- Work instructions
The lines to be extracted run from the start of the listing through the line containing "hi_b = [182,190,198,204]"; copy them exactly and nothing else.

***** Data shown

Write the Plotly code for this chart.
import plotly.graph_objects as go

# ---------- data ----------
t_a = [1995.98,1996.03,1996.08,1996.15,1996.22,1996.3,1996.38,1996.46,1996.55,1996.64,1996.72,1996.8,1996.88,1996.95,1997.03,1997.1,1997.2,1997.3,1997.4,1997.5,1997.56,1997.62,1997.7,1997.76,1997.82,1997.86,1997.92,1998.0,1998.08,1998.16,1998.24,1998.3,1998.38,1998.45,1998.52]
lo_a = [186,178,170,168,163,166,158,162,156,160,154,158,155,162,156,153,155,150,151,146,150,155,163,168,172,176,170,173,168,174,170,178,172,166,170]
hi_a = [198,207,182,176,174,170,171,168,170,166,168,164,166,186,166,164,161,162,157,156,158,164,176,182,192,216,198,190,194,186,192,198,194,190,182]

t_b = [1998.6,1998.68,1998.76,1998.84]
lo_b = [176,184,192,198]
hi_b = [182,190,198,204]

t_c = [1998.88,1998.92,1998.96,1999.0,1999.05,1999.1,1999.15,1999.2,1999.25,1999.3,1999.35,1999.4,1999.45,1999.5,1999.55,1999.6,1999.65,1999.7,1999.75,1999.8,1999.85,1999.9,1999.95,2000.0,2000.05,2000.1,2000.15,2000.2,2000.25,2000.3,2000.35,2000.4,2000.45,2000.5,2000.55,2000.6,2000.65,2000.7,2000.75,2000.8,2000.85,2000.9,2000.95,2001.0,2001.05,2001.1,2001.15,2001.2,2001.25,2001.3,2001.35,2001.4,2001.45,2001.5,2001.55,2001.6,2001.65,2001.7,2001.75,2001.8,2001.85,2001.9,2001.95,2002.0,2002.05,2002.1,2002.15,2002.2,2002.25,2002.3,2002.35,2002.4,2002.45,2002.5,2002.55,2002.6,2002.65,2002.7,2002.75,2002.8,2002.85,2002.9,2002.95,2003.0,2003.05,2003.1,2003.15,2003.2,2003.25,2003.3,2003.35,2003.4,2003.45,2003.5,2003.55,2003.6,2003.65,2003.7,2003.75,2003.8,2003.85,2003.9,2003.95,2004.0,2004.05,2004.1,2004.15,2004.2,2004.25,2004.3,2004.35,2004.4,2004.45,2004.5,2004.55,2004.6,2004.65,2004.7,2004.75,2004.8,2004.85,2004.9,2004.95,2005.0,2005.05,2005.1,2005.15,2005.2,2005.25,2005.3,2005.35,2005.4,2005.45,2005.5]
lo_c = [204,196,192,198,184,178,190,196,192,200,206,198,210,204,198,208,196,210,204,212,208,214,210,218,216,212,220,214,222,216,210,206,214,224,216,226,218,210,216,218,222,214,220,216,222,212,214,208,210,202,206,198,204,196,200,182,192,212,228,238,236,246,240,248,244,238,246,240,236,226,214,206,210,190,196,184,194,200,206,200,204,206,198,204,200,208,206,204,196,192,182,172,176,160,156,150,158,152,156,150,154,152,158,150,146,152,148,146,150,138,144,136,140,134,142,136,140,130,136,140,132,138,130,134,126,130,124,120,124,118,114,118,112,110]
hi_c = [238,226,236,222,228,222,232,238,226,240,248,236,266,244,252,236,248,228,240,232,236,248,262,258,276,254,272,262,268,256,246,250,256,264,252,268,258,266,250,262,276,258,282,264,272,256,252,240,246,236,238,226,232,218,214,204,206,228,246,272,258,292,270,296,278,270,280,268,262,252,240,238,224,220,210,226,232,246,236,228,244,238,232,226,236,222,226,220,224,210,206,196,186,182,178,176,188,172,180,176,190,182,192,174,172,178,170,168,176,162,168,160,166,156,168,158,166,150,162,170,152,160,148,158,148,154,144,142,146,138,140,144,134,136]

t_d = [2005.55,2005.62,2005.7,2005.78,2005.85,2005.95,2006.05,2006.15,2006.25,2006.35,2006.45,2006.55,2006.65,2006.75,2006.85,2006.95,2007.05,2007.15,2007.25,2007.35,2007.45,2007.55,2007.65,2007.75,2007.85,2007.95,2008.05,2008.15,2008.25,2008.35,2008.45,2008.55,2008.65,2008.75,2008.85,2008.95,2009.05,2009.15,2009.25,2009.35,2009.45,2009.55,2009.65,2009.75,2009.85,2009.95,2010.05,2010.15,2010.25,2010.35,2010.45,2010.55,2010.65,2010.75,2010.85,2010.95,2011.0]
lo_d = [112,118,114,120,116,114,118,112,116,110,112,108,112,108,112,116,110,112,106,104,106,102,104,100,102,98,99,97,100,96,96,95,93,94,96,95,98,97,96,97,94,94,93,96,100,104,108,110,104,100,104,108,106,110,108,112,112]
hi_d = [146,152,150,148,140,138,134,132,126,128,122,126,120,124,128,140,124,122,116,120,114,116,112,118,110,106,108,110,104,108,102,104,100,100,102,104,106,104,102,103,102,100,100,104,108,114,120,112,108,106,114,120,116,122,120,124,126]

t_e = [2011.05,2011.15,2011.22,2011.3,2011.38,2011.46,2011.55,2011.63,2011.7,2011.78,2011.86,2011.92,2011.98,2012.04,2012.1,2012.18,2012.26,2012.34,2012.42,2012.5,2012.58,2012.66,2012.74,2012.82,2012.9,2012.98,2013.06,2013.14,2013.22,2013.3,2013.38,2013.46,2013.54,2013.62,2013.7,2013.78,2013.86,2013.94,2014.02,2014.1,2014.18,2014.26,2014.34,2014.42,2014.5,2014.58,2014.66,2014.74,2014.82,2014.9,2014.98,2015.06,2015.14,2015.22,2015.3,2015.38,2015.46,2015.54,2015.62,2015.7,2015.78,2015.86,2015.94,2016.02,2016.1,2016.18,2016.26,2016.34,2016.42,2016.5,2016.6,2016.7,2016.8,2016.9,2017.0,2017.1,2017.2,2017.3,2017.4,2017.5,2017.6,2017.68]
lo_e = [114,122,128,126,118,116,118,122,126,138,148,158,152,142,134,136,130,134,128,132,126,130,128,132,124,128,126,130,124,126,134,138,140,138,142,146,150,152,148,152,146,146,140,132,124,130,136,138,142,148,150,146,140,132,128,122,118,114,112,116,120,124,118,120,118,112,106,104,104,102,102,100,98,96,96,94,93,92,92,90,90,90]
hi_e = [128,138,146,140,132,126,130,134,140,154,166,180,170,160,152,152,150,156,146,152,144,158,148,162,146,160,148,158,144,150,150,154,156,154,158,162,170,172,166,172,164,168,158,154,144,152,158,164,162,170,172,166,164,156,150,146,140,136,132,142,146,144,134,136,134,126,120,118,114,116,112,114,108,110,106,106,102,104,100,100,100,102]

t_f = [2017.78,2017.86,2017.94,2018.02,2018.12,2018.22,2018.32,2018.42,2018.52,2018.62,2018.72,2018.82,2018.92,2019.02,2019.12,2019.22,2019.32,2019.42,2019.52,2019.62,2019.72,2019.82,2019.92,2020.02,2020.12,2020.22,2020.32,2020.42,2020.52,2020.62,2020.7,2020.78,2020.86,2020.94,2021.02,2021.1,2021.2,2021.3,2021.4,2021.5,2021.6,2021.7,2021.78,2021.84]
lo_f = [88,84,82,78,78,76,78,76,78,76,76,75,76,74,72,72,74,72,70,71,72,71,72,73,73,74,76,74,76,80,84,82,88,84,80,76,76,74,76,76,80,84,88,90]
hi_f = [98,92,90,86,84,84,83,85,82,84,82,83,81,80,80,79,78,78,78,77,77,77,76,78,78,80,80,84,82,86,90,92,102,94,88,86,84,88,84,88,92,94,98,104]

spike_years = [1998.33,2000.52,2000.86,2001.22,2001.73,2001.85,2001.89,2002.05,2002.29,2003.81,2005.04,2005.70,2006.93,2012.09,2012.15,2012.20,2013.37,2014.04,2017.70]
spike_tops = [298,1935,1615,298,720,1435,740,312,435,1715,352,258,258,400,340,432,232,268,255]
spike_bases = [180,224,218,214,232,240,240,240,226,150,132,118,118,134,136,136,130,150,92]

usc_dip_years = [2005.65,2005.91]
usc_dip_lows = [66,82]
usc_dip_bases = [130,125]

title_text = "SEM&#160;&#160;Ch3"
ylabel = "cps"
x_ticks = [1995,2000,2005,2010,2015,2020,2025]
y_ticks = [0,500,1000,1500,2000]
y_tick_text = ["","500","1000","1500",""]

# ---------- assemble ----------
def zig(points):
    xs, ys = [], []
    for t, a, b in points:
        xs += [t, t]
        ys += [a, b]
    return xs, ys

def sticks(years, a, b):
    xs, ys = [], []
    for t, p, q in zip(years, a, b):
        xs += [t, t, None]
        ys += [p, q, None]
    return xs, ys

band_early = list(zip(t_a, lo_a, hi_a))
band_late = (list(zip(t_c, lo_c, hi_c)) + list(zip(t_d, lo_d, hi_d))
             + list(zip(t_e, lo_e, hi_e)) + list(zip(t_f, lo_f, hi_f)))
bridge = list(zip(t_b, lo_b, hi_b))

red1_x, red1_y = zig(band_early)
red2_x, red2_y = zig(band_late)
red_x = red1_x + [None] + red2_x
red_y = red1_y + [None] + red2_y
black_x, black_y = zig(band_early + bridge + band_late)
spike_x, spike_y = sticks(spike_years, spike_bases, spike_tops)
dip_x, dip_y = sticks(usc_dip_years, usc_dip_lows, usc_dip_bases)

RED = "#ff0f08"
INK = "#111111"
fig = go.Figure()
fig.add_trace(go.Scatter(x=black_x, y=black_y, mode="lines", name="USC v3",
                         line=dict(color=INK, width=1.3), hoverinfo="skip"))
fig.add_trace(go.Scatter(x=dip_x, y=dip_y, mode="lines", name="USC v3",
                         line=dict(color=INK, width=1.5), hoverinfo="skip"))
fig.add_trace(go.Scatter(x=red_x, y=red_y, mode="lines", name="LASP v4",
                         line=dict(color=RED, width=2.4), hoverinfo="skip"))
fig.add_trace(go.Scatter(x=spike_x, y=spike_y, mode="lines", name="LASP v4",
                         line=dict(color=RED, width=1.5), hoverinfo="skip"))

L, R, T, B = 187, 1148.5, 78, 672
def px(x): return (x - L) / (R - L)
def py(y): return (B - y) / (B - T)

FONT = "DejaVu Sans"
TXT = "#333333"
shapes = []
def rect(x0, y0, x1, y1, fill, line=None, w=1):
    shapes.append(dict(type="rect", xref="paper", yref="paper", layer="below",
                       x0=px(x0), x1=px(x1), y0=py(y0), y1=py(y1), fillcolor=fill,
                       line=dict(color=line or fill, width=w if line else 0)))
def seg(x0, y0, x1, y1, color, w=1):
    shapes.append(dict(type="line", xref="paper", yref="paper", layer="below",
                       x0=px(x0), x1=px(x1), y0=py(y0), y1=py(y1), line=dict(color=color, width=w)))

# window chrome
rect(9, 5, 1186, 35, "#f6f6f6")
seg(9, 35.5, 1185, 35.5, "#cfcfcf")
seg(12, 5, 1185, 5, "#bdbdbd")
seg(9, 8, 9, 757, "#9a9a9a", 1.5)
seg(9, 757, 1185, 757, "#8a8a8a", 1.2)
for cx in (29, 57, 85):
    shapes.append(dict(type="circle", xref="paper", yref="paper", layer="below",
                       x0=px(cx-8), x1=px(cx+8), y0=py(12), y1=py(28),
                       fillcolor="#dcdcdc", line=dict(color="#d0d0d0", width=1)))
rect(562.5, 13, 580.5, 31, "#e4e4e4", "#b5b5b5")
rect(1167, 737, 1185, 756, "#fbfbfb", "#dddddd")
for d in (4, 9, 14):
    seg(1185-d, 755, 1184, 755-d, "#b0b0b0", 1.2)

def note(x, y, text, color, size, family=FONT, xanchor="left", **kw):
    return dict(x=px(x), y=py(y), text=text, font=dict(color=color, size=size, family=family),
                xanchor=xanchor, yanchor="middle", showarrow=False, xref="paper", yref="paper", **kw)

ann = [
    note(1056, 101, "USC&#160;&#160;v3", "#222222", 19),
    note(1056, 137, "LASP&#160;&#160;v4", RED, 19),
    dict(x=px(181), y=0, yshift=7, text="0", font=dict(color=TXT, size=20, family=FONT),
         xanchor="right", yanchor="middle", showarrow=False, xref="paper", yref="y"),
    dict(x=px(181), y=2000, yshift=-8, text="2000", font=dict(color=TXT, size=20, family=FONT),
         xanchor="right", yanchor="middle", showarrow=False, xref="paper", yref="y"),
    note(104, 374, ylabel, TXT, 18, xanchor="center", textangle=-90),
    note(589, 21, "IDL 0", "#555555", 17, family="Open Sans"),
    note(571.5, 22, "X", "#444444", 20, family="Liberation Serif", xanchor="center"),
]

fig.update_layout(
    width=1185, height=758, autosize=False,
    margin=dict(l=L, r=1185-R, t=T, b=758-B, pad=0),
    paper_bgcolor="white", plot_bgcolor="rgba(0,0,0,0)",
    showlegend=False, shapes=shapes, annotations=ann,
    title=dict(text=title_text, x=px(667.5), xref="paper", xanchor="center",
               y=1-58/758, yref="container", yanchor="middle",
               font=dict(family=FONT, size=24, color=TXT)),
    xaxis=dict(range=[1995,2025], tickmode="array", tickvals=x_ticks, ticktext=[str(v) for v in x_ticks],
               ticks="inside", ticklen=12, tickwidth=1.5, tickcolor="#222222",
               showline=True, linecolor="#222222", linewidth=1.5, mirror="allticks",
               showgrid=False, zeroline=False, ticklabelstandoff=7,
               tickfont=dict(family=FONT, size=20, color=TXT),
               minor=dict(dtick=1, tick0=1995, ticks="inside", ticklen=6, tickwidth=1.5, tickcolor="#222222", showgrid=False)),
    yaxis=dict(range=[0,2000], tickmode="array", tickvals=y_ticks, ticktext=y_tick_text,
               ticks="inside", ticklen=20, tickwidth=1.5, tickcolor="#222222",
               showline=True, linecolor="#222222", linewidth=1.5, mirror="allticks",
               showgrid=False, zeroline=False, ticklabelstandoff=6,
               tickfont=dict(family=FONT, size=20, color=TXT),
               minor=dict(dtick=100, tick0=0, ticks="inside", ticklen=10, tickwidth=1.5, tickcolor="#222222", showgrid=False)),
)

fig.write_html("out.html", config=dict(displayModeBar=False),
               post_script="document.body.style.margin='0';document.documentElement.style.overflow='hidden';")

**********

- Response to this exercise
Write the Plotly code for this chart.
import plotly.graph_objects as go

# ---------- data ----------
t_a = [1995.98,1996.03,1996.08,1996.15,1996.22,1996.3,1996.38,1996.46,1996.55,1996.64,1996.72,1996.8,1996.88,1996.95,1997.03,1997.1,1997.2,1997.3,1997.4,1997.5,1997.56,1997.62,1997.7,1997.76,1997.82,1997.86,1997.92,1998.0,1998.08,1998.16,1998.24,1998.3,1998.38,1998.45,1998.52]
lo_a = [186,178,170,168,163,166,158,162,156,160,154,158,155,162,156,153,155,150,151,146,150,155,163,168,172,176,170,173,168,174,170,178,172,166,170]
hi_a = [198,207,182,176,174,170,171,168,170,166,168,164,166,186,166,164,161,162,157,156,158,164,176,182,192,216,198,190,194,186,192,198,194,190,182]

t_b = [1998.6,1998.68,1998.76,1998.84]
lo_b = [176,184,192,198]
hi_b = [182,190,198,204]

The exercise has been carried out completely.